**The task:** Leave out all pictures. Return exactly the lines from the top of the material through the line containing "(0,0) rectangle (1548,1122);".

**Record extracts:**
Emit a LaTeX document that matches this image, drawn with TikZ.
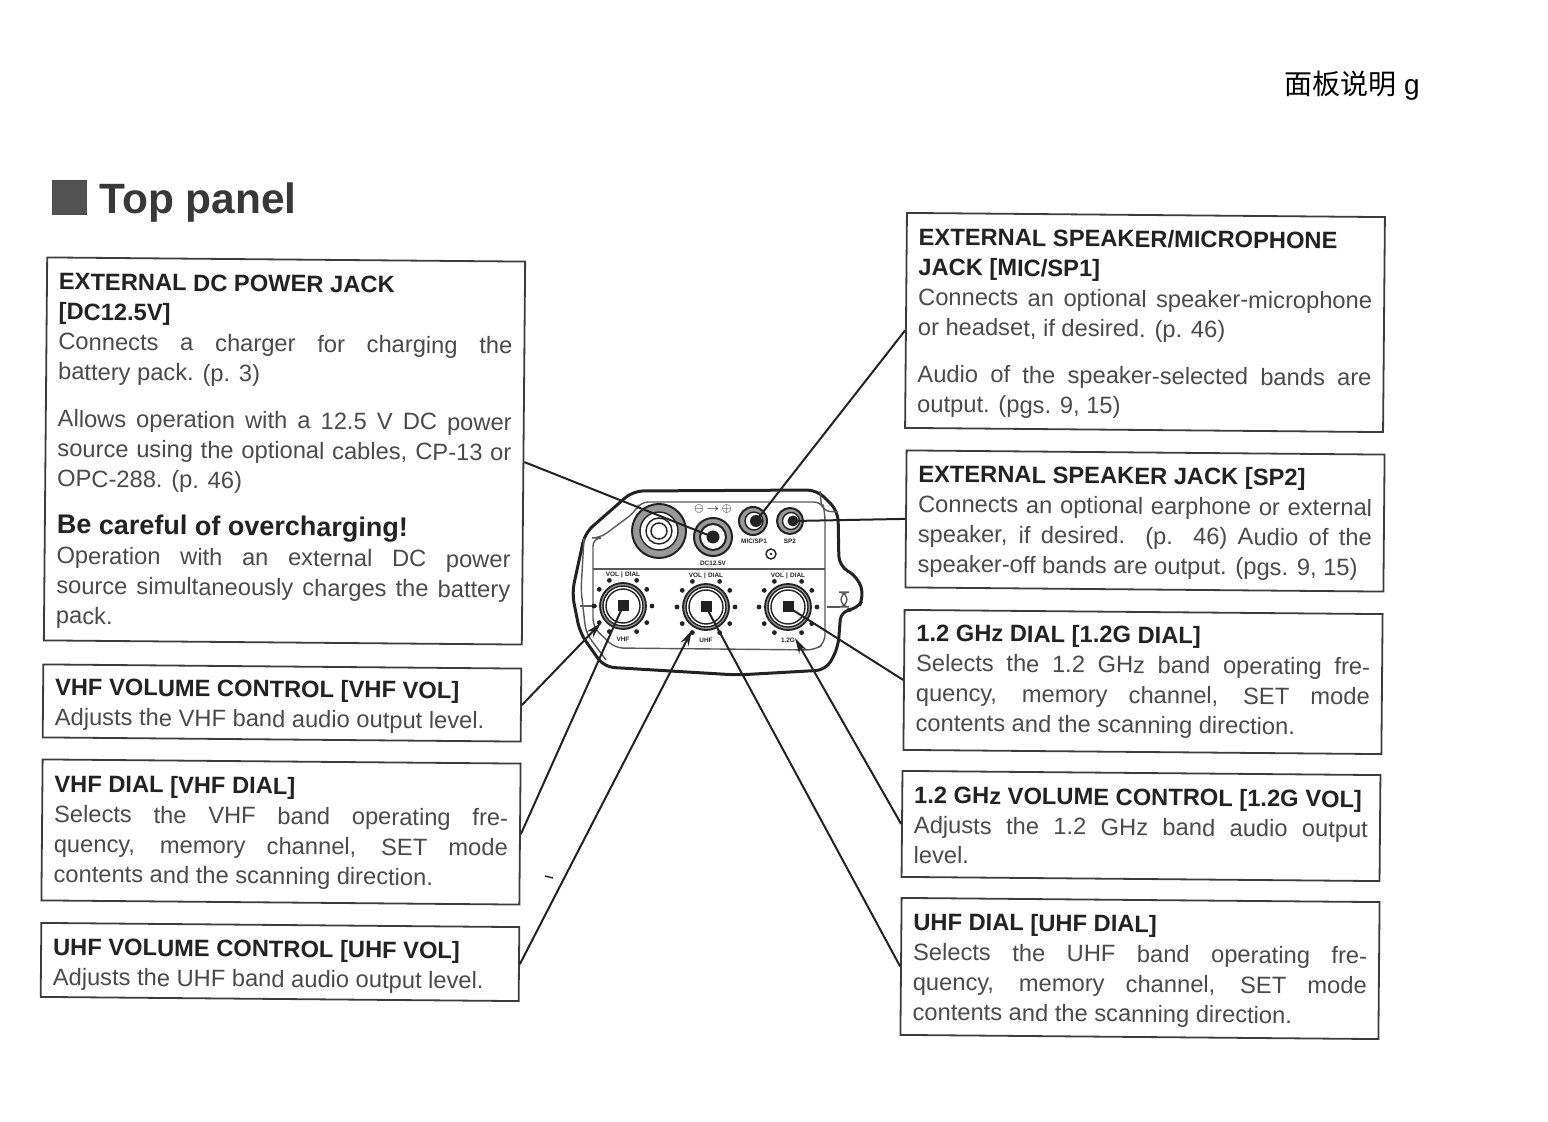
\documentclass[tikz,border=0pt]{standalone}
\usepackage{fontspec}
\setmainfont{Liberation Sans}
\newfontfamily\cjk{Noto Sans CJK SC}
\usetikzlibrary{arrows.meta,calc}
\definecolor{ink}{HTML}{222222}
\definecolor{frame}{HTML}{3C3C3C}
\definecolor{label}{HTML}{4A4A4A}
\newcommand{\gap}{\par\vspace{8.5pt}}
\newcommand{\nudge}[1]{\par\vspace{-#1}}
\newcommand{\hd}[1]{{\bfseries\color{ink}#1}}
\begin{document}
\begin{tikzpicture}[
    x=0.5pt,y=-0.5pt,
    info/.style={rectangle,draw=frame,line width=0.9pt,rotate=-0.5,inner xsep=6pt,inner ysep=0pt,text width=227pt,align=justify,text=label,font=\fontsize{11.85}{15}\selectfont,minimum width=239pt},
    lead/.style={draw=ink,line width=1pt},
    arr/.style={lead,-{Stealth[length=2.8mm,width=1.5mm]}},
    body/.style={draw=ink,line width=1.5pt,rounded corners=5pt},
    trim/.style={draw=ink!75,line width=0.7pt,rounded corners=4pt},
    knob/.style={circle,draw=ink,line width=0.9pt,minimum size=23pt,inner sep=0pt,fill=black!40},
    ring/.style={circle,draw=ink,line width=0.7pt,inner sep=0pt,fill=white},
    band/.style={ring,fill=black!40,line width=1pt},
    pin/.style={circle,fill=ink,inner sep=0pt},
    tinytxt/.style={font=\fontsize{3.2}{3.2}\selectfont\bfseries,text=ink,inner sep=0pt},
]
\useasboundingbox (0,0) rectangle (1548,1122);

% Page mark and title
\node[font=\fontsize{14}{16}\selectfont,text=black,anchor=west,inner sep=0pt] (pagemark) at (1284,86) {{\cjk 面板说明} g};
\node[rectangle,draw=black!70,fill=black!68,minimum size=17pt,inner sep=0pt] (titlebox) at (69,197) {};
\node[font=\fontsize{21.2}{24}\selectfont\bfseries,text=ink!90,anchor=west,inner sep=0pt] (title) at (99,203) {Top panel};

% Left boxes
\node[info,minimum height=191.5pt] (dcbox) at (284.5,451) {\hd{EXTERNAL DC POWER JACK}\\ \hd{[DC12.5V]}\\ Connects a charger for charging the\linebreak battery pack. (p. 3)\gap Allows operation with a 12.5 V DC power\linebreak source using the optional cables, CP-13 or\linebreak OPC-288. (p. 46)\gap {\fontsize{13.5}{15}\selectfont\hd{Be careful of overcharging!}}\\ Operation with an external DC power\linebreak source simultaneously charges the battery\linebreak pack.\nudge{2pt}};
\node[info,minimum height=36.5pt] (vhfvolbox) at (282,703) {\hd{VHF VOLUME CONTROL [VHF VOL]}\\ Adjusts the VHF band audio output level.\nudge{3pt}};
\node[info,minimum height=70.5pt] (vhfdialbox) at (281,832) {\hd{VHF DIAL [VHF DIAL]}\\ Selects the VHF band operating fre-\linebreak quency, memory channel, SET mode\linebreak contents and the scanning direction.\nudge{1pt}};
\node[info,minimum height=37pt] (uhfvolbox) at (280,962) {\hd{UHF VOLUME CONTROL [UHF VOL]}\\ Adjusts the UHF band audio output level.\nudge{4pt}};

% Right boxes
\node[info,minimum height=107.5pt] (micbox) at (1145,322.5) {\hd{EXTERNAL SPEAKER/MICROPHONE}\\ \hd{JACK [MIC/SP1]}\\ Connects an optional speaker-microphone\linebreak or headset, if desired. (p. 46)\gap Audio of the speaker-selected bands are\linebreak output. (pgs. 9, 15)\nudge{2pt}};
\node[info,minimum height=68.5pt] (spbox) at (1145,521) {\hd{EXTERNAL SPEAKER JACK [SP2]}\\ Connects an optional earphone or external\linebreak speaker, if desired. (p. 46) Audio of the\linebreak speaker-off bands are output. (pgs. 9, 15)\nudge{2pt}};
\node[info,minimum height=70pt] (gdialbox) at (1143,682) {\hd{1.2 GHz DIAL [1.2G DIAL]}\\ Selects the 1.2 GHz band operating fre-\linebreak quency, memory channel, SET mode\linebreak contents and the scanning direction.};
\node[info,minimum height=53pt] (gvolbox) at (1141,826) {\hd{1.2 GHz VOLUME CONTROL [1.2G VOL]}\\ Adjusts the 1.2 GHz band audio output\linebreak level.\nudge{1pt}};
\node[info,minimum height=68.5pt] (udialbox) at (1140,968.5) {\hd{UHF DIAL [UHF DIAL]}\\ Selects the UHF band operating fre-\linebreak quency, memory channel, SET mode\linebreak contents and the scanning direction.\nudge{2.5pt}};

% Radio body
\draw[body] (585,533) -- (633,491) -- (817,490) -- (838,511) -- (839,566) -- (858,577) -- (864,597) -- (857,610) -- (841,610) -- (838,648) -- (826,670) -- (737,675) -- (604,667) -- (580,633) -- (572,593) -- cycle;
\draw[trim] (600,538) -- (635,512) -- (640,502) -- (822,502) -- (825,512) -- (825,643) -- (815,650) -- (615,648) -- (593,627) -- (593,538) -- cycle;
\draw[trim] (593,569) -- (825,569);
\draw[trim] (820,491) -- (822,511) -- (838,512);
\draw[trim] (584,538) -- (581,590) -- (586,633) -- (606,660);
\draw[trim] (841,592) rectangle (847,607);
\draw[trim] (580,606) -- (597,606);
\draw[trim] (827,607) -- (840,607);

% Jacks
\node[band,minimum size=27pt] (bnc) at (659,531) {};
\node[ring,minimum size=19pt] (bnca) at (659,531) {};
\node[ring,minimum size=13pt] (bncb) at (659,531) {};
\node[ring,minimum size=8pt] (bncc) at (659,531) {};
\node[band,minimum size=19pt] (dcouter) at (713,537) {};
\node[ring,line width=1pt,minimum size=13pt] (dcjack) at (713,537) {};
\node[pin,minimum size=6.5pt] (dcpin) at (713,537) {};
\node[band,minimum size=14pt] (micouter) at (753,521) {};
\node[ring,minimum size=9pt] (micring) at (754,521) {};
\node[pin,minimum size=6pt] (micjack) at (756,521) {};
\node[band,minimum size=13pt] (spouter) at (790,521) {};
\node[ring,minimum size=8.5pt] (spring) at (791,521) {};
\node[pin,minimum size=5.5pt] (spjack) at (793,521) {};
\node[ring,minimum size=5pt] (screw) at (771,554) {};
\node[pin,minimum size=1.3pt] (screwpin) at (771,554) {};
\node[tinytxt] (dclabel) at (713,563) {DC12.5V};
\node[tinytxt] (miclabel) at (754,541) {MIC/SP1};
\node[tinytxt] (splabel) at (790,541) {SP2};
\node[tinytxt] (polarity) at (713,509) {$\ominus\!\to\!\oplus$};

% Knobs
\foreach \name/\px/\py/\tag in {vhfdial/623/606/VHF,uhfdial/706/607/UHF,gdial/788/607/1.2G}{
  \node[knob] (\name) at (\px,\py) {};
  \node[ring,minimum size=20pt] at (\px,\py) {};
  \node[ring,minimum size=17pt] at (\px,\py) {};
  \node[rectangle,fill=ink,minimum size=5.5pt,inner sep=0pt] at (\px,\py) {};
  \node[tinytxt] at (\px,\py-31) {VOL\,\,\textbar\,\,DIAL};
  \node[tinytxt] at (\px,\py+33) {\tag};
  \foreach \a in {-145,-118,-62,-35,0,35,62,118,145,180}
    \fill[ink] (\px,\py) ++(\a:29) circle (1.2pt);
}

% Leaders
\draw[lead] ([yshift=-4.5pt]dcbox.east) -- (dcjack.center);
\draw[lead] ([yshift=-5pt]micbox.west) -- (micjack.center);
\draw[lead] (spbox.west) -- (spjack.center);
\draw[arr] (vhfvolbox.east) -- (601,623);
\draw[lead] (vhfdialbox.east) -- (vhfdial.center);
\draw[arr] (uhfvolbox.east) -- (692,630);
\draw[lead] (gdialbox.west) -- (gdial.center);
\draw[arr] (gvolbox.west) -- (795,638);
\draw[lead] (udialbox.west) -- (uhfdial.center);

% Scan speck
\draw[ink,line width=0.7pt] (545,876) -- (553,878);
\end{tikzpicture}
\end{document}
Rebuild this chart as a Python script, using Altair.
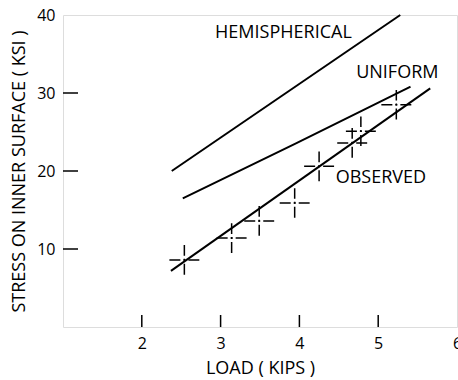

**Reply to the task:**
Emit a LaTeX document that matches this image, drawn with TikZ.
\documentclass[tikz,border=0pt]{standalone}
\usepackage{fontspec}
\setmainfont{Liberation Sans}
\newfontfamily\cjk{Noto Sans CJK SC}
\usetikzlibrary{arrows.meta,calc}
\definecolor{ink}{HTML}{222222}
\definecolor{frame}{HTML}{3C3C3C}
\definecolor{label}{HTML}{4A4A4A}
\newcommand{\gap}{\par\vspace{8.5pt}}
\newcommand{\nudge}[1]{\par\vspace{-#1}}
\newcommand{\hd}[1]{{\bfseries\color{ink}#1}}
\begin{document}
\begin{tikzpicture}[
    x=0.5pt,y=-0.5pt,
    info/.style={rectangle,draw=frame,line width=0.9pt,rotate=-0.5,inner xsep=6pt,inner ysep=0pt,text width=227pt,align=justify,text=label,font=\fontsize{11.85}{15}\selectfont,minimum width=239pt},
    lead/.style={draw=ink,line width=1pt},
    arr/.style={lead,-{Stealth[length=2.8mm,width=1.5mm]}},
    body/.style={draw=ink,line width=1.5pt,rounded corners=5pt},
    trim/.style={draw=ink!75,line width=0.7pt,rounded corners=4pt},
    knob/.style={circle,draw=ink,line width=0.9pt,minimum size=23pt,inner sep=0pt,fill=black!40},
    ring/.style={circle,draw=ink,line width=0.7pt,inner sep=0pt,fill=white},
    band/.style={ring,fill=black!40,line width=1pt},
    pin/.style={circle,fill=ink,inner sep=0pt},
    tinytxt/.style={font=\fontsize{3.2}{3.2}\selectfont\bfseries,text=ink,inner sep=0pt},
]
\useasboundingbox (0,0) rectangle (1548,1122);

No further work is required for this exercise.